** begin RECORDED INFORMATION **

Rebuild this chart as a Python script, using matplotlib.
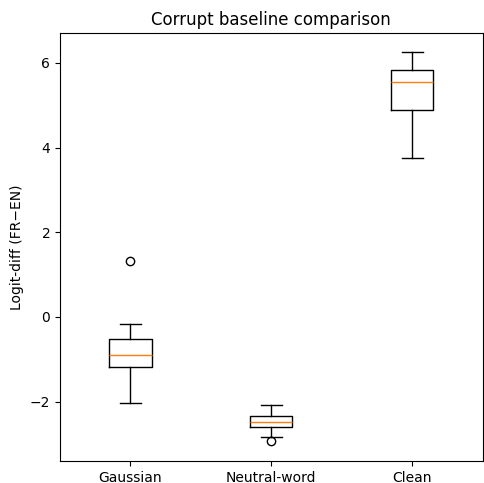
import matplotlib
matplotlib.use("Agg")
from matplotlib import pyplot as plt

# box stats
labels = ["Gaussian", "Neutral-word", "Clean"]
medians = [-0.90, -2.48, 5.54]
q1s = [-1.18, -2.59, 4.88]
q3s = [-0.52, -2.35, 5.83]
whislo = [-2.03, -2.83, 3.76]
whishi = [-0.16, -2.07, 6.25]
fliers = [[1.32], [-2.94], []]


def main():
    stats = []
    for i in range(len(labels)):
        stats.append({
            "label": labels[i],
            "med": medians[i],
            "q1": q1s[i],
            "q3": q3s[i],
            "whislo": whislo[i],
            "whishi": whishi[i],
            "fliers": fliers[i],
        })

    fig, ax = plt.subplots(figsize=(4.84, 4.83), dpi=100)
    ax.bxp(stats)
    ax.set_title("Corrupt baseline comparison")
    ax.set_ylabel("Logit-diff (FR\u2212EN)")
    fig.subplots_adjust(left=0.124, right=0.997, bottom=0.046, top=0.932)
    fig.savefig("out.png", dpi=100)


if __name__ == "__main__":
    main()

** end RECORDED INFORMATION **

- [WHAT TO WORK ON]: Without the pictures, copy the material exactly as given.

- [SOLVED PROBLEM]:
Rebuild this chart as a Python script, using matplotlib.
import matplotlib
matplotlib.use("Agg")
from matplotlib import pyplot as plt

# box stats
labels = ["Gaussian", "Neutral-word", "Clean"]
medians = [-0.90, -2.48, 5.54]
q1s = [-1.18, -2.59, 4.88]
q3s = [-0.52, -2.35, 5.83]
whislo = [-2.03, -2.83, 3.76]
whishi = [-0.16, -2.07, 6.25]
fliers = [[1.32], [-2.94], []]


def main():
    stats = []
    for i in range(len(labels)):
        stats.append({
            "label": labels[i],
            "med": medians[i],
            "q1": q1s[i],
            "q3": q3s[i],
            "whislo": whislo[i],
            "whishi": whishi[i],
            "fliers": fliers[i],
        })

    fig, ax = plt.subplots(figsize=(4.84, 4.83), dpi=100)
    ax.bxp(stats)
    ax.set_title("Corrupt baseline comparison")
    ax.set_ylabel("Logit-diff (FR\u2212EN)")
    fig.subplots_adjust(left=0.124, right=0.997, bottom=0.046, top=0.932)
    fig.savefig("out.png", dpi=100)


if __name__ == "__main__":
    main()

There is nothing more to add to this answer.